Taliban spokesman Syed Tayyab Agha said the Taliban have "no idea" where bin Laden, the top suspect in the Sept. 11 terror attacks in the United States, was located. "There is no relation right now. There is no communication," he told journalists in the southern Afghanistan border town of Spinboldak, in Taliban-controlled territory.
Navy to stop ships
To cut off a potential escape route for bin Laden if he manages to slip out of landlocked Afghanistan into neighboring Pakistan, the U.S. Navy gave notice Tuesday that it will stop and board merchant shipping off the Pakistani coast if the ships are suspected of carrying him or other al-Qaida leaders, Pentagon spokesman Lt. Col. Dave Lapan said Wednesday in Washington.
Gen. Peter Pace, vice-chairman of the Joint Chiefs of Staff said the Navy so far has not stopped and boarded any ships off of Pakistan. He said there was no specific information indicating that terrorist leaders will try to flee by sea.
The Navy has a large fleet in the northern Arabian Sea able to interdict shipping, but the long, sparsely populated Pakistani coast is ideal for smugglers, with many places where small boats can pick up passengers. The only major port is Karachi, also home to several hardline Islamic parties that support the Taliban and bin Laden, and the towns of Omara and Pasni have harbors that could take small boats -- but otherwise there are few natural harbors.
U.S. forces have destroyed two or three enemy aircraft in recent weeks, but officials do not know if they were carrying Taliban or al-Qaida leaders trying to flee Afghanistan, Pace said at the Pentagon.
As many as 1,500 Marines specially trained for complex missions such as counterterrorism probably will be sent to Afghanistan soon, perhaps this week, a senior U.S. official said, though no final decision has been made on their use. The Marines could provide security for other U.S. forces or help Army and Air Force special operations troops expand the search for bin Laden.

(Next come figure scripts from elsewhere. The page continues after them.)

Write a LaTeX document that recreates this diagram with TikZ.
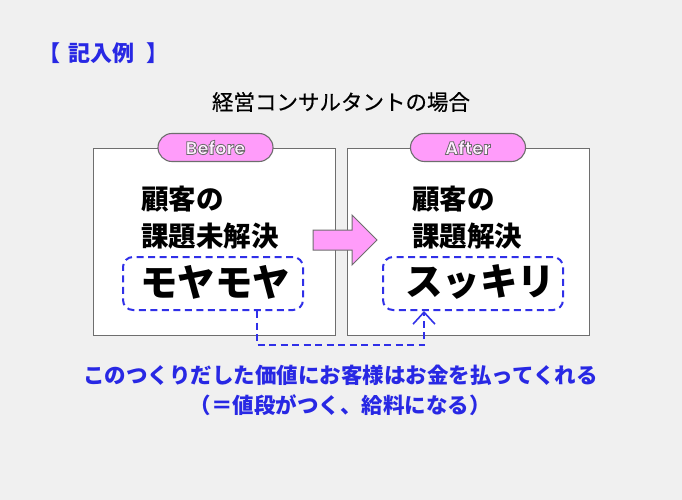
\documentclass[tikz,border=0pt]{standalone}
\usepackage{fontspec}
\usetikzlibrary{arrows.meta}
\newfontfamily\jp{Noto Sans CJK JP}
\newfontfamily\jpm[FakeBold=0.35]{Noto Sans CJK JP}
\newfontfamily\pop{Poppins}
\definecolor{bgc}{RGB}{240,240,240}
\definecolor{myblue}{RGB}{40,40,228}
\definecolor{dblue}{RGB}{48,48,232}
\definecolor{pinkf}{RGB}{255,156,250}
\definecolor{edgeg}{RGB}{110,110,110}
\newcommand{\outl}[1]{\special{pdf:code q 2 Tr 0.8 w 0.42 0.42 0.42 RG 1 0.93 1 rg}#1\special{pdf:code Q}}
\tikzset{
  panel/.style={draw=edgeg, fill=white, line width=1.1pt, minimum width=242pt, minimum height=187pt, inner sep=0pt, anchor=north west},
  pill/.style={draw=edgeg, fill=pinkf, line width=1.1pt, rounded corners=14pt, minimum width=115pt, minimum height=28pt, inner sep=0pt, font=\pop\bfseries\fontsize{18}{20}\selectfont},
  dbox/.style={draw=dblue, line width=2pt, dash pattern=on 7pt off 4.5pt, rounded corners=10pt, minimum width=180pt, minimum height=53pt, inner sep=0pt},
  conn/.style={draw=dblue, line width=2pt, dash pattern=on 7pt off 4.5pt},
  mid/.style={font=\jp\bfseries\fontsize{27.5}{30}\selectfont, anchor=west, inner sep=0pt},
  big/.style={font=\jp\bfseries\fontsize{37.5}{42}\selectfont, anchor=west, inner sep=0pt},
  bluetxt/.style={font=\jp\bfseries\fontsize{21.5}{24}\selectfont, text=myblue, inner sep=0pt},
}
\begin{document}
\begin{tikzpicture}[x=1pt,y=-1pt]
\fill[bgc] (0,0) rectangle (682,500);
\useasboundingbox (0,0) rectangle (682,500);
\node[font=\jp\bfseries\fontsize{22}{26}\selectfont, text=myblue, anchor=west, inner sep=0pt] (title) at (38,53) {【\hspace{8pt}記入例\hspace{12pt}】};
\node[font=\jpm\fontsize{21.5}{24}\selectfont, inner sep=0pt] (sub) at (341,102) {経営コンサルタントの場合};
\node[panel] (boxL) at (93,148) {};
\node[panel] (boxR) at (347,148) {};
\node[pill] (before) at (215.5,147.5) {\outl{Before}};
\node[pill] (after) at (468,147.5) {\outl{After}};
\node[mid] (l1) at (141,199) {顧客の};
\node[mid] (l2) at (141,236) {課題未解決};
\node[mid] (r1) at (412,199) {顧客の};
\node[mid] (r2) at (412,236) {課題解決};
\node[dbox] (dashL) at (213,283.5) {};
\node[dbox] (dashR) at (473,283.5) {};
\node[big] (moya) at (140,282) {モヤモヤ};
\node[big] (sukk) at (405,282) {スッキリ};
\draw[draw=edgeg, fill=pinkf, line width=1pt, line join=miter]
  (313,230) -- (352,230) -- (352,215) -- (377,240) -- (352,265) -- (352,250) -- (313,250) -- cycle;
\coordinate (cA) at ([xshift=44pt]dashL.south);
\coordinate (cB) at ([xshift=-49pt]dashR.south);
\draw[conn, -{Straight Barb[length=12pt,width=22pt,line width=1.6pt]}] (cA) -- ++(0,34) -| (cB);
\node[bluetxt] (msg1) at (340.5,375) {このつくりだした価値にお客様はお金を払ってくれる};
\node[bluetxt] (msg2) at (340,405) {（＝値段がつく、給料になる）};
\end{tikzpicture}
\end{document}
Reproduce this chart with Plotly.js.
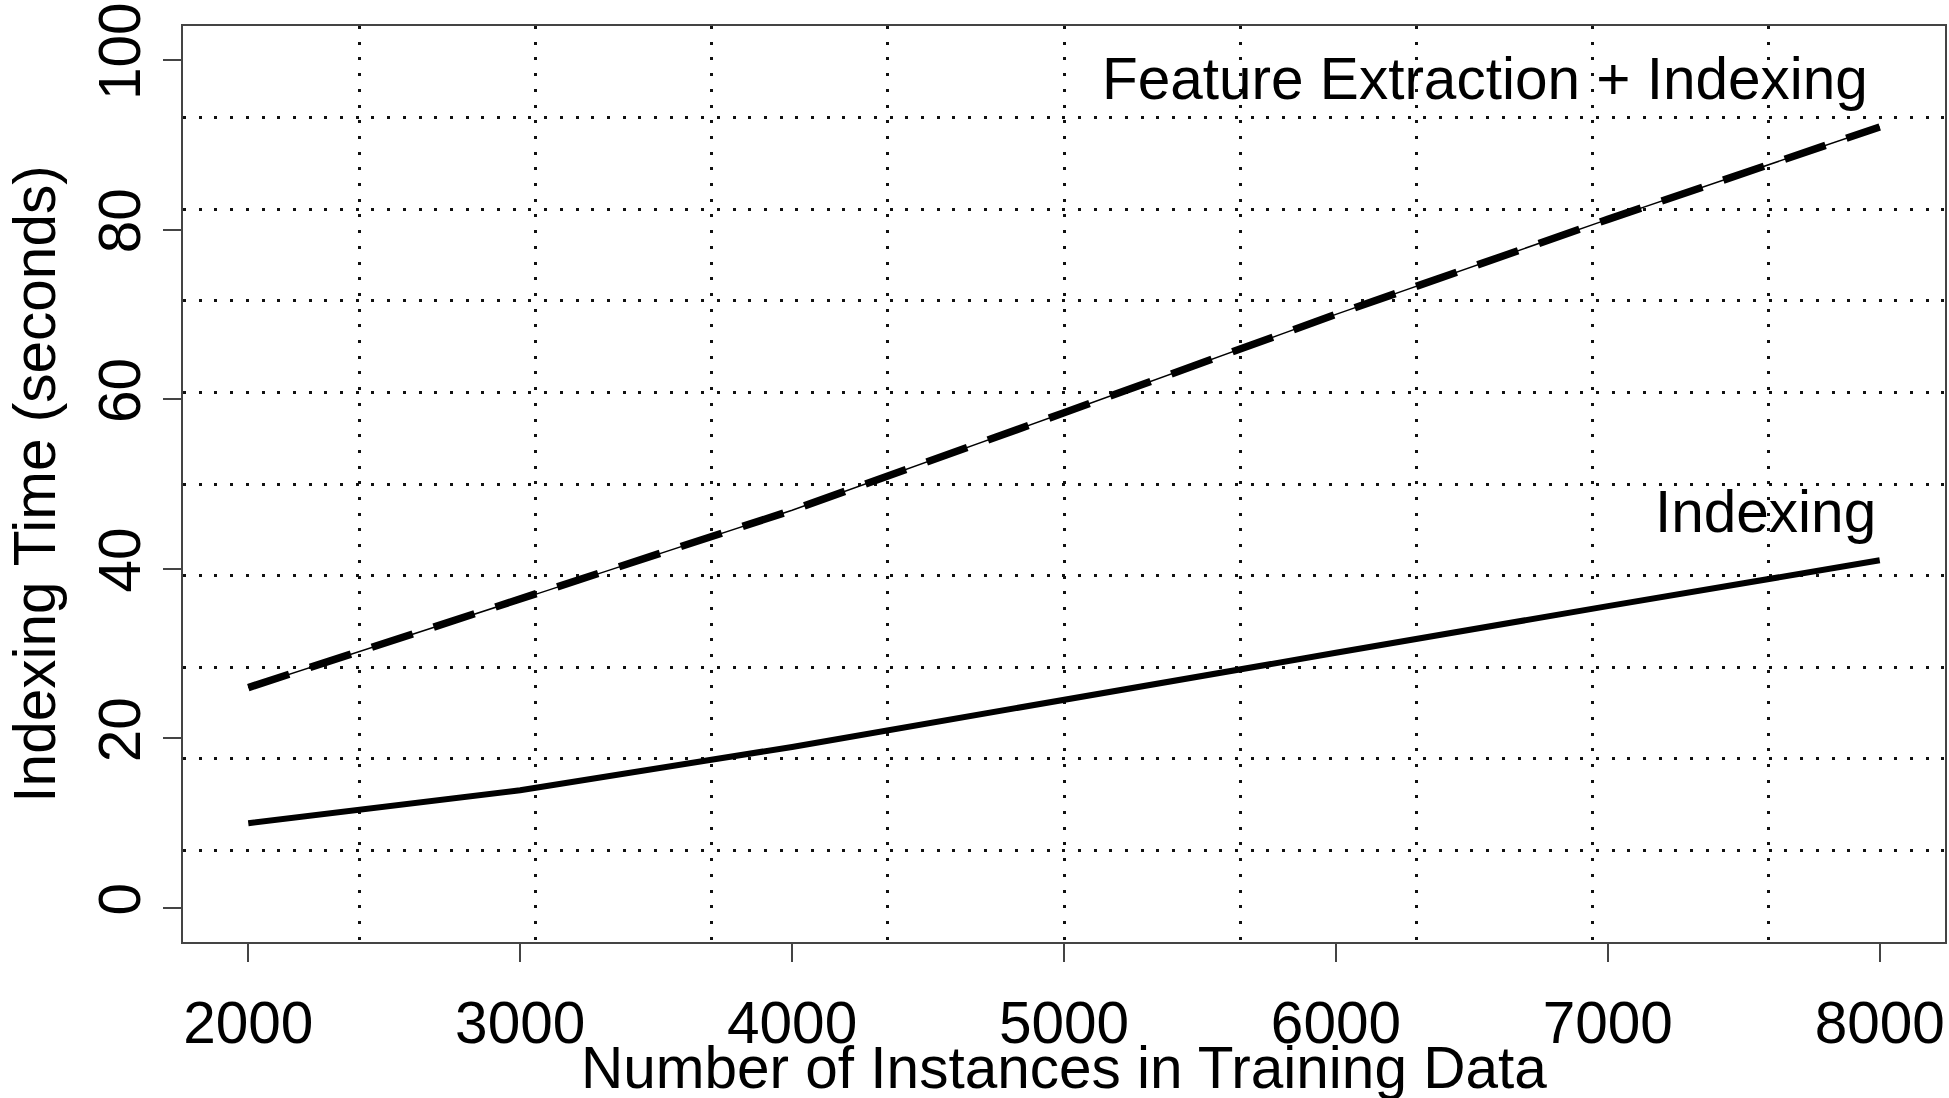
<!DOCTYPE html>
<html>
<head>
<meta charset="utf-8">
<script src="https://cdn.plot.ly/plotly-3.0.1.min.js"></script>
<style>html,body{margin:0;padding:0;background:#fff;}#chart{width:1949px;height:1098px;}</style>
</head>
<body>
<div id="chart"></div>
<script>
// ---- data ----
const trainingSizes = [2000, 3000, 4000, 5000, 6000, 7000, 8000];
const indexingTime = [10.0, 13.9, 19.0, 24.6, 30.1, 35.6, 41.0];
const featureExtractionPlusIndexingTime = [26.0, 36.4, 46.9, 58.4, 70.0, 81.2, 92.1];
const xTickValues = [2000, 3000, 4000, 5000, 6000, 7000, 8000];
const yTickValues = [0, 20, 40, 60, 80, 100];
const seriesLabels = ["Indexing", "Feature Extraction + Indexing"];
const xAxisTitle = "Number of Instances in Training Data";
const yAxisTitle = "Indexing Time (seconds)";

// ---- layout helpers ----
const xRange = [1760, 8240];
const yRange = [-4, 104];
const gridCells = 10; // R grid(): equal divisions of the plot region
const FONT = "Liberation Sans, Arial, Helvetica, sans-serif";
const FS = 58.5;

const traces = [
  {
    x: trainingSizes, y: indexingTime, type: "scatter", mode: "lines",
    name: seriesLabels[0], line: {color: "#000", width: 6}, showlegend: false
  },
  {
    x: trainingSizes, y: featureExtractionPlusIndexingTime, type: "scatter", mode: "lines",
    name: seriesLabels[1] + " (thin)", line: {color: "#000", width: 1.5}, showlegend: false,
    hoverinfo: "skip"
  },
  {
    x: trainingSizes, y: featureExtractionPlusIndexingTime, type: "scatter", mode: "lines",
    name: seriesLabels[1], line: {color: "#000", width: 7.5, dash: "43px,22px"}, showlegend: false
  }
];

const gridStyle = {showgrid: true, gridcolor: "#111", gridwidth: 3, griddash: "3px,12.7px",
  ticks: "inside", ticklen: 0};

const layout = {
  width: 1949, height: 1098,
  margin: {l: 183, r: 4, t: 26, b: 156, pad: 0},
  paper_bgcolor: "#fff", plot_bgcolor: "#fff",
  font: {family: FONT, color: "#000", size: FS},
  showlegend: false,
  xaxis: {
    range: xRange, autorange: false, fixedrange: true,
    tickmode: "array", tickvals: xTickValues, ticktext: xTickValues.map(String),
    ticks: "outside", ticklen: 18, tickwidth: 2, tickcolor: "#444",
    ticklabelstandoff: 11,
    showline: true, mirror: true, linecolor: "#444", linewidth: 2,
    showgrid: false, zeroline: false,
    tickfont: {family: FONT, size: FS, color: "#000"},
    minor: Object.assign({tick0: xRange[0], dtick: (xRange[1] - xRange[0]) / gridCells}, gridStyle)
  },
  yaxis: {
    range: yRange, autorange: false, fixedrange: true,
    tickmode: "array", tickvals: yTickValues, ticktext: yTickValues.map(String),
    tickangle: -90,
    ticks: "outside", ticklen: 18, tickwidth: 2, tickcolor: "#444",
    showline: true, mirror: true, linecolor: "#444", linewidth: 2,
    showgrid: false, zeroline: false,
    tickfont: {family: FONT, size: FS, color: "#000"},
    minor: Object.assign({tick0: yRange[0], dtick: (yRange[1] - yRange[0]) / gridCells}, gridStyle),
    title: {text: yAxisTitle, font: {family: FONT, size: FS, color: "#000"}, standoff: 12}
  },
  annotations: [
    {x: 7965, y: 97.8, xref: "x", yref: "y", text: seriesLabels[1], showarrow: false,
     xanchor: "right", yanchor: "middle", font: {family: FONT, size: FS, color: "#000"}},
    {x: 7995, y: 46.8, xref: "x", yref: "y", text: seriesLabels[0], showarrow: false,
     xanchor: "right", yanchor: "middle", font: {family: FONT, size: FS, color: "#000"}},
    {x: 0.5, y: 0, xref: "paper", yref: "paper", text: xAxisTitle, showarrow: false,
     xanchor: "center", yanchor: "middle", yshift: -125, font: {family: FONT, size: FS, color: "#000"}}
  ]
};

Plotly.newPlot("chart", traces, layout, {displayModeBar: false, staticPlot: true});
</script>
</body>
</html>
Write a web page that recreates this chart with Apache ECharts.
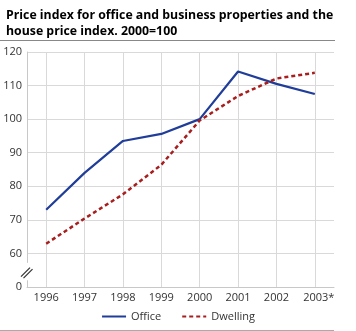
<!DOCTYPE html>
<html>
<head>
<meta charset="utf-8">
<script src="https://cdn.jsdelivr.net/npm/echarts@6/dist/echarts.min.js"></script>
<style>
  html, body { margin: 0; padding: 0; background: #fff; }
  #chart { width: 356px; height: 331px; }
</style>
</head>
<body>
<div id="chart"></div>
<script>
// Years on the category axis
const years = ['1996', '1997', '1998', '1999', '2000', '2001', '2002', '2003*'];
// Price index, office and business properties (2000=100)
const office = [73, 84, 93.5, 95.6, 100, 114.2, 110.5, 107.5];
// House price index (2000=100)
const dwelling = [62.9, 70.4, 77.6, 86.4, 99.6, 106.9, 112.1, 113.8];
// Value axis ticks; the lowest tick stands for 0 below the axis break
const yTicks = [50, 60, 70, 80, 90, 100, 110, 120];

const chart = echarts.init(document.getElementById('chart'), null, { renderer: 'canvas' });
const font = 'Open Sans, sans-serif';
const gridColor = '#d9d9d9';
const yMin = yTicks[0];
const yMax = yTicks[yTicks.length - 1];

// Plot area; a second grid inset by half a year band carries the
// vertical rules so that they pass through each year's point
const plot = { left: 27, right: 22, top: 52, bottom: 44 };
const plotWidth = 356 - plot.left - plot.right;
const halfBand = plotWidth / years.length / 2;

const option = {
  animation: false,
  textStyle: { fontFamily: font },
  title: {
    text: 'Price index for office and business properties and the\nhouse price index. 2000=100',
    left: 1,
    top: 2,
    textStyle: { fontFamily: font, fontSize: 12.3, fontWeight: 'bold', color: '#000', lineHeight: 16 }
  },
  grid: [
    { left: plot.left, right: plot.right, top: plot.top, bottom: plot.bottom },
    { left: plot.left + halfBand, right: plot.right + halfBand, top: plot.top, bottom: plot.bottom }
  ],
  legend: {
    bottom: 4,
    left: 'center',
    itemGap: 20,
    itemWidth: 24,
    itemHeight: 10,
    itemStyle: { opacity: 0 },
    textStyle: { fontFamily: font, fontSize: 11, color: '#333' },
    data: ['Office', 'Dwelling']
  },
  xAxis: [
    {
      type: 'category',
      gridIndex: 0,
      data: years,
      boundaryGap: true,
      z: 2,
      axisLine: { show: true, lineStyle: { color: '#c8c8c8' } },
      axisTick: { show: false },
      splitLine: { show: false },
      axisLabel: {
        color: '#333', fontSize: 11, margin: 5, fontFamily: font, interval: 0,
        formatter: v => (v.endsWith('*') ? '{s|' + v + '}' : v),
        rich: { s: { fontFamily: font, fontSize: 11, color: '#333', padding: [0, 0, 0, 8] } }
      }
    },
    {
      // year rules: one split line per year index
      type: 'value',
      gridIndex: 1,
      min: 0,
      max: years.length - 1,
      interval: 1,
      z: 0,
      axisLine: { show: false },
      axisTick: { show: false },
      axisLabel: { show: false },
      splitLine: { show: true, lineStyle: { color: gridColor, width: 1 } }
    }
  ],
  yAxis: [
    {
      type: 'value',
      gridIndex: 0,
      min: yMin,
      max: yMax,
      interval: 10,
      z: 2,
      axisLine: { show: true, lineStyle: { color: '#c8c8c8' } },
      axisTick: { show: false },
      splitLine: { show: true, lineStyle: { color: gridColor } },
      axisLabel: {
        color: '#333', fontSize: 11, margin: 5, fontFamily: font,
        formatter: v => (v === yMin ? '0' : String(v))
      }
    },
    {
      type: 'value',
      gridIndex: 1,
      min: yMin,
      max: yMax,
      interval: 10,
      axisLine: { show: false },
      axisTick: { show: false },
      axisLabel: { show: false },
      splitLine: { show: false }
    }
  ],
  series: [
    {
      name: 'Office',
      type: 'line',
      xAxisIndex: 0,
      yAxisIndex: 0,
      data: office,
      symbol: 'none',
      lineStyle: { color: '#1f3d99', width: 2.2 },
      itemStyle: { color: '#1f3d99' },
      z: 3
    },
    {
      name: 'Dwelling',
      type: 'line',
      xAxisIndex: 0,
      yAxisIndex: 0,
      data: dwelling,
      symbol: 'none',
      lineStyle: { color: '#a81e1e', width: 2.5, type: [4, 3] },
      itemStyle: { color: '#a81e1e' },
      z: 4
    }
  ]
};
chart.setOption(option);

// Rules under the title and along the bottom, plus the axis-break mark
function drawDecor() {
  const yTop = chart.convertToPixel({ yAxisIndex: 0 }, 57.2);
  const yBot = chart.convertToPixel({ yAxisIndex: 0 }, 52);
  const yMid = (yTop + yBot) / 2;
  chart.setOption({
    graphic: [
      { type: 'line', shape: { x1: 0, y1: 40.5, x2: 335, y2: 40.5 }, style: { stroke: '#888', lineWidth: 1 }, silent: true },
      { type: 'line', shape: { x1: 0, y1: 330.5, x2: 334, y2: 330.5 }, style: { stroke: '#aaa', lineWidth: 1 }, silent: true },
      { type: 'rect', shape: { x: 18, y: yTop, width: 16, height: yBot - yTop }, style: { fill: '#fff' }, silent: true, z: 100 },
      { type: 'line', shape: { x1: 21, y1: yMid + 5, x2: 30, y2: yMid - 4 }, style: { stroke: '#333', lineWidth: 1.2 }, silent: true, z: 101 },
      { type: 'line', shape: { x1: 23.5, y1: yMid + 6.5, x2: 32.5, y2: yMid - 2.5 }, style: { stroke: '#333', lineWidth: 1.2 }, silent: true, z: 101 }
    ]
  });
}
drawDecor();
</script>
</body>
</html>
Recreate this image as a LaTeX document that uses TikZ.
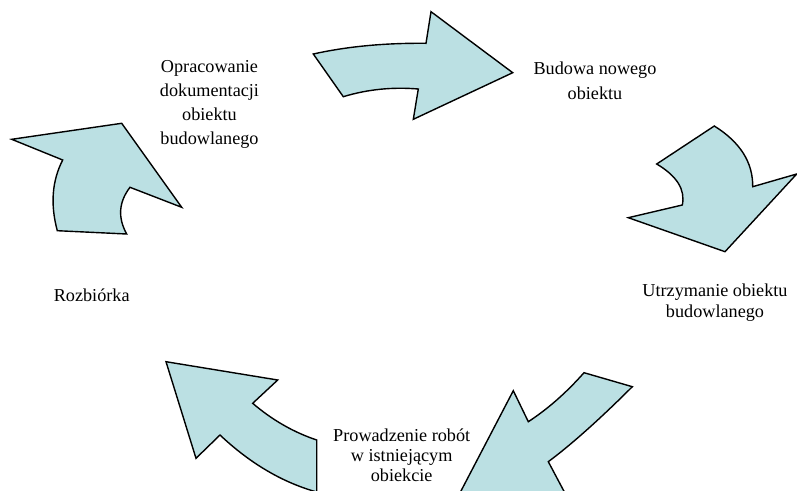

President Bush launched the campaign against the Taliban in early October for their refusal to hand over bin Laden. After weeks of U.S. bombing against Taliban positions, a northern alliance advance swept the Islamic militia out of almost all the north and took Kabul on Nov. 13.
'Good start,' says Bush
On Wednesday, Bush told cheering U.S. troops at Fort Campbell, Ky., that the United States had "made a good start in Afghanistan, yet there is still a lot to be done."
"There are still terrorists on the loose in Afghanistan, yet we will find and destroy their network piece by piece," he said.
The Taliban vowed to fight for the one-quarter of Afghanistan's territory still in their hands, despite attempts to negotiate their surrender in their last main bastions -- Kandahar in the south and Kunduz in the north.